*Short problem*: Search the listing for "page" and copy every line where it appears.

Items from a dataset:
>> BEGIN

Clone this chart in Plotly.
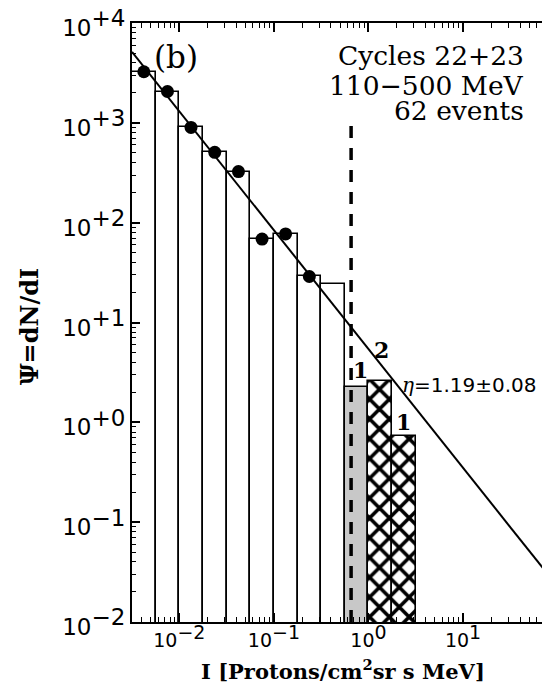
import math
import plotly.graph_objects as go

# ---- data ----
# quarter-decade intensity bins (protons / cm2 sr s MeV)
bin_lo = [0.00316, 0.00562, 0.0100, 0.0178, 0.0316, 0.0562, 0.100, 0.178, 0.316, 0.562, 1.00, 1.78]
bin_hi = [0.00562, 0.0100, 0.0178, 0.0316, 0.0562, 0.100, 0.178, 0.316, 0.562, 1.00, 1.78, 3.16]
# Psi = dN/dI for each bin
psi = [3250, 2060, 899, 506, 325, 68.5, 77.1, 28.9, 24.4, 2.28, 2.57, 0.723]
bar_style = ["open", "open", "open", "open", "open", "open", "open", "open", "open",
             "gray", "hatch", "hatch"]
# filled dots (bin centres) for the first 8 bins
dot_I = [0.00422, 0.00750, 0.0133, 0.0237, 0.0422, 0.0750, 0.133, 0.237]
dot_psi = [3250, 2060, 899, 506, 325, 68.5, 77.1, 28.9]
# power-law fit line end points (eta = 1.19)
fit_I = [0.00316, 100.0]
fit_psi = [5130, 0.0226]
# dashed threshold line
thr_I = [0.655, 0.655]
thr_psi = [0.01, 1000]
# event-count labels above the last three bars
count_labels = ["1", "2", "1"]
count_bins = [9, 10, 11]

x_tickvals = [0.01, 0.1, 1, 10]
x_exps = ["\u22122", "\u22121", "0", "1"]
y_tickvals = [1e-2, 1e-1, 1e0, 1e1, 1e2, 1e3, 1e4]
y_exps = ["\u22122", "\u22121", "+0", "+1", "+2", "+3", "+4"]

XFS = 19
YFS = 23
x_ticktext = ["10<sup><span style='font-size:%dpx'>%s</span></sup>" % (XFS, e) for e in x_exps]
y_ticktext = ["10<sup><span style='font-size:%dpx'>%s</span></sup>" % (YFS, e) for e in y_exps]

minor_x = [k * 10.0 ** e for e in range(-3, 2) for k in range(2, 10)]
minor_y = [k * 10.0 ** e for e in range(-2, 4) for k in range(2, 10)]

fig = go.Figure()

styles = {
    "open": dict(color="white"),
    "gray": dict(color="#c8c8c8"),
    "hatch": dict(color="white", pattern=dict(shape="x", size=14, solidity=0.45,
                                              fgcolor="black", fgopacity=1,
                                              bgcolor="white")),
}
for kind in ["open", "gray", "hatch"]:
    idx = [i for i, s in enumerate(bar_style) if s == kind]
    xs = [(bin_lo[i] + bin_hi[i]) / 2 for i in idx]
    ws = [bin_hi[i] - bin_lo[i] for i in idx]
    ys = [psi[i] for i in idx]
    fig.add_trace(go.Bar(x=xs, y=ys, width=ws,
                         marker=dict(**styles[kind], line=dict(color="black", width=1.6)),
                         hoverinfo="skip"))

fig.add_trace(go.Scatter(x=thr_I, y=thr_psi, mode="lines",
                         line=dict(color="black", width=3.5, dash="12px,10px")))
fig.add_trace(go.Scatter(x=fit_I, y=fit_psi, mode="lines", yaxis="y2",
                         line=dict(color="black", width=2)))
fig.add_trace(go.Scatter(x=dot_I, y=dot_psi, mode="markers",
                         marker=dict(color="black", size=13)))

# count labels above the last three bars (log-axis annotation coordinates)
shifts = [(4, 17), (1.5, 31), (0, 14)]
for lab, i, (dx, dy) in zip(count_labels, count_bins, shifts):
    fig.add_annotation(x=math.log10((bin_lo[i] * bin_hi[i]) ** 0.5), y=math.log10(psi[i]),
                       text="<b>%s</b>" % lab, showarrow=False, xanchor="center", yanchor="middle",
                       xshift=dx, yshift=dy,
                       font=dict(family="DejaVu Serif", size=22, color="black"))

serif = "DejaVu Serif"
fig.add_annotation(x=0.105, y=0.944, xref="paper", yref="paper", text="(b)",
                   showarrow=False, xanchor="center", yanchor="middle",
                   font=dict(family=serif, size=31, color="black"))
for txt, yp in [("Cycles 22+23", 0.9455), ("110\u2212500 MeV", 0.896), ("62 events", 0.8535)]:
    fig.add_annotation(x=0.9427, y=yp, xref="paper", yref="paper", text=txt,
                       showarrow=False, xanchor="right", yanchor="middle",
                       font=dict(family=serif, size=26.5, color="black"))
fig.add_annotation(x=0.642, y=0.3957, xref="paper", yref="paper",
                   text="<span style='font-family:DejaVu Serif'><i>\u03b7</i></span>=1.19\u00b10.08",
                   showarrow=False, xanchor="left", yanchor="middle",
                   font=dict(family="DejaVu Sans", size=20, color="black"))
fig.add_annotation(x=-0.2458, y=0.494, xref="paper", yref="paper",
                   text="<b>\u03a8=dN/dI</b>", textangle=-90, showarrow=False,
                   xanchor="center", yanchor="middle",
                   font=dict(family=serif, size=24, color="black"))
fig.add_annotation(x=0.5036, y=-0.080, xref="paper", yref="paper",
                   text="<b>I [Protons/cm<sup>2</sup>sr s MeV]</b>", showarrow=False,
                   xanchor="center", yanchor="middle",
                   font=dict(family=serif, size=21, color="black"))

# the page body adds an 8px margin, so the figure is 8px smaller than the window
fig.update_layout(
    width=542, height=678,
    margin=dict(l=124, r=0, t=15, b=64),
    plot_bgcolor="white", paper_bgcolor="white",
    showlegend=False, barmode="overlay", bargap=0,
    xaxis=dict(type="log", range=[-2.5, 1.919], showgrid=False, zeroline=False,
               showline=True, linecolor="black", linewidth=2, mirror="ticks",
               ticks="inside", ticklen=9, tickwidth=1.5, tickcolor="black",
               tickvals=x_tickvals, ticktext=x_ticktext, ticklabeloverflow="allow",
               tickfont=dict(family="DejaVu Sans", size=XFS, color="black"),
               minor=dict(ticks="inside", ticklen=5, tickwidth=1.2, tickcolor="black",
                          tickvals=minor_x, showgrid=False),
               automargin=False),
    yaxis=dict(type="log", range=[-2, 4], showgrid=False, zeroline=False,
               showline=True, linecolor="black", linewidth=2, mirror=False,
               ticks="inside", ticklen=8, tickwidth=1.5, tickcolor="black",
               tickvals=y_tickvals, ticktext=y_ticktext, ticklabeloverflow="allow",
               ticklabelshift=5,
               tickfont=dict(family="DejaVu Sans", size=YFS, color="black"),
               minor=dict(ticks="inside", ticklen=4, tickwidth=1.2, tickcolor="black",
                          tickvals=minor_y, showgrid=False),
               automargin=False),
    yaxis2=dict(type="log", range=[-2, 4], overlaying="y", side="right", anchor="x",
                showgrid=False, zeroline=False, showline=False,
                ticks="inside", ticklen=3, tickwidth=1.5, tickcolor="black",
                tickvals=y_tickvals, showticklabels=False, automargin=False),
)

fig.write_html("out.html")
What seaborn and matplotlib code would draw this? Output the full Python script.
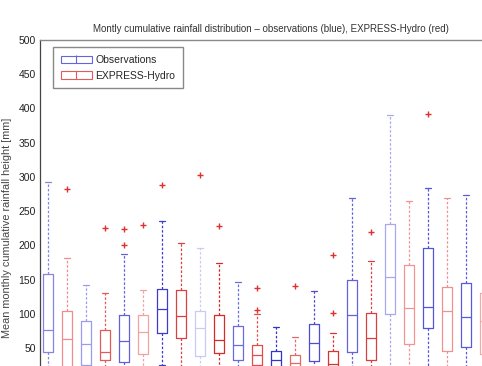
import pandas as pd
import numpy as np
import matplotlib
matplotlib.use('Agg')
import matplotlib.pyplot as plt
import seaborn as sns
from matplotlib.patches import Patch
from matplotlib.lines import Line2D

box_ids = list(range(24))
whisker_low = [8, 5, 5, 10, 5, 10, 25, 15, 10, 5, 5, 8,
               5, 5, 5, 5, 5, 10, 20, 10, 15, 5, 5, 5]
q1 = [45, 20, 25, 33, 30, 42, 72, 65, 38, 43, 33, 25,
      20, 18, 31, 16, 45, 33, 100, 56, 80, 46, 52, 42]
median = [76, 63, 56, 45, 60, 74, 107, 97, 79, 62, 54, 40,
          33, 29, 58, 27, 98, 65, 154, 109, 110, 104, 95, 90]
q3 = [159, 104, 90, 76, 98, 98, 136, 135, 104, 99, 82, 54,
      46, 40, 85, 46, 149, 101, 231, 172, 196, 139, 145, 131]
whisker_high = [293, 182, 143, 131, 188, 135, 235, 203, 196, 174, 146, 100,
                81, 66, 133, 72, 270, 177, 391, 265, 284, 270, 273, 250]
box_colors = ['#8585e6', '#f28c8c', '#9c9cee', '#e25a5a', '#6060dc', '#f2a2a2',
              '#3c3ccc', '#d94040', '#cacaf6', '#d42a2a', '#6a6ae0', '#e24c4c',
              '#3434c8', '#e46a6a', '#4c4cd4', '#d83434', '#6262de', '#d84040',
              '#a8a8f0', '#f29494', '#5454d8', '#f09090', '#5a5adc', '#f4a8a8']

flier_box = [1, 3, 4, 4, 5, 6, 8, 9, 11, 11, 13, 15, 15, 17, 20]
flier_value = [282, 226, 224, 200, 230, 289, 303, 228, 106, 138, 141, 101, 186, 220, 392]

rows = []
for b in box_ids:
    for v in [whisker_low[b], q1[b], median[b], q3[b], whisker_high[b]]:
        rows.append({'box': b, 'value': v})
df = pd.DataFrame(rows)

sns.set_style('white')
plt.rcParams['font.family'] = ['Liberation Sans', 'DejaVu Sans']

fig = plt.figure(figsize=(4.82, 3.66), dpi=100)
ax = fig.add_axes([40 / 482, 0, 1.0, 326 / 366])

sns.boxplot(data=df, x='box', y='value', hue='box',
            palette=dict(zip(box_ids, box_colors)), fill=False,
            whis=(0, 100), showfliers=False, width=0.55, linewidth=0.9,
            legend=False, whiskerprops={'linestyle': (0, (2, 1.5))}, ax=ax)
sns.scatterplot(x=flier_box, y=flier_value, marker='+', color='#e03030',
                s=24, linewidth=1, legend=False, zorder=5, ax=ax)

ax.set_xlim(-0.42, 24.95)
ax.set_ylim(24, 500)
ax.set_yticks(np.arange(50, 501, 50))
ax.set_xticks([])
ax.set_xlabel('')
ax.set_ylabel('Mean monthly cumulative rainfall height [mm]', fontsize=7.8, color='#444444')
ax.yaxis.set_label_coords(-0.058, 0.425)
ax.tick_params(axis='y', direction='in', length=3, width=0.8, labelsize=7.5,
               labelcolor='#222222', color='#444444', pad=3)
ax.spines['bottom'].set_visible(False)
ax.spines['right'].set_visible(False)
ax.spines['left'].set_color('#444444')
ax.spines['left'].set_linewidth(0.9)
ax.spines['top'].set_color('#8a8a8a')
ax.spines['top'].set_linewidth(1)

fig.text(271 / 482, 1 - 29 / 366,
         'Montly cumulative rainfall distribution – observations (blue), EXPRESS-Hydro (red)',
         ha='center', va='center', fontsize=7, color='#333333')

blue = '#6464e4'
red = '#e45a5a'
obs = (Patch(facecolor='none', edgecolor=blue, lw=0.8),
       Line2D([], [], color=blue, marker='|', ls='none', markersize=5.5, mew=0.8))
sim = (Patch(facecolor='none', edgecolor=red, lw=0.8),
       Line2D([], [], color=red, marker='|', ls='none', markersize=5.5, mew=0.8))
leg = ax.legend([obs, sim], ['Observations', 'EXPRESS-Hydro'], loc='upper left',
                bbox_to_anchor=((53 - 40) / 482, (366 - 47) / 326), borderaxespad=0,
                fontsize=7.5, handlelength=3, handletextpad=0.3, borderpad=0.75,
                labelspacing=0.55, fancybox=False, edgecolor='#888888', framealpha=1)
leg.get_frame().set_linewidth(1)

plt.savefig('out.png', dpi=100)
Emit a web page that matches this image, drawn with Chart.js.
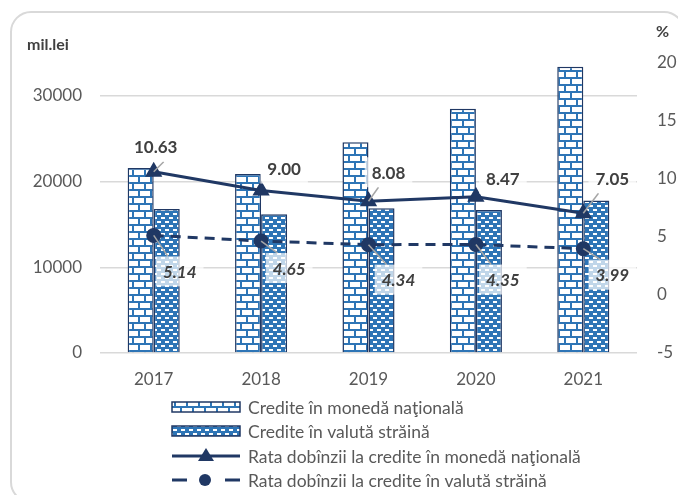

>> END

*Solution to this exercise*:
# the page body adds an 8px margin, so the figure is 8px smaller than the window
Emit a web page that matches this image, drawn with Chart.js.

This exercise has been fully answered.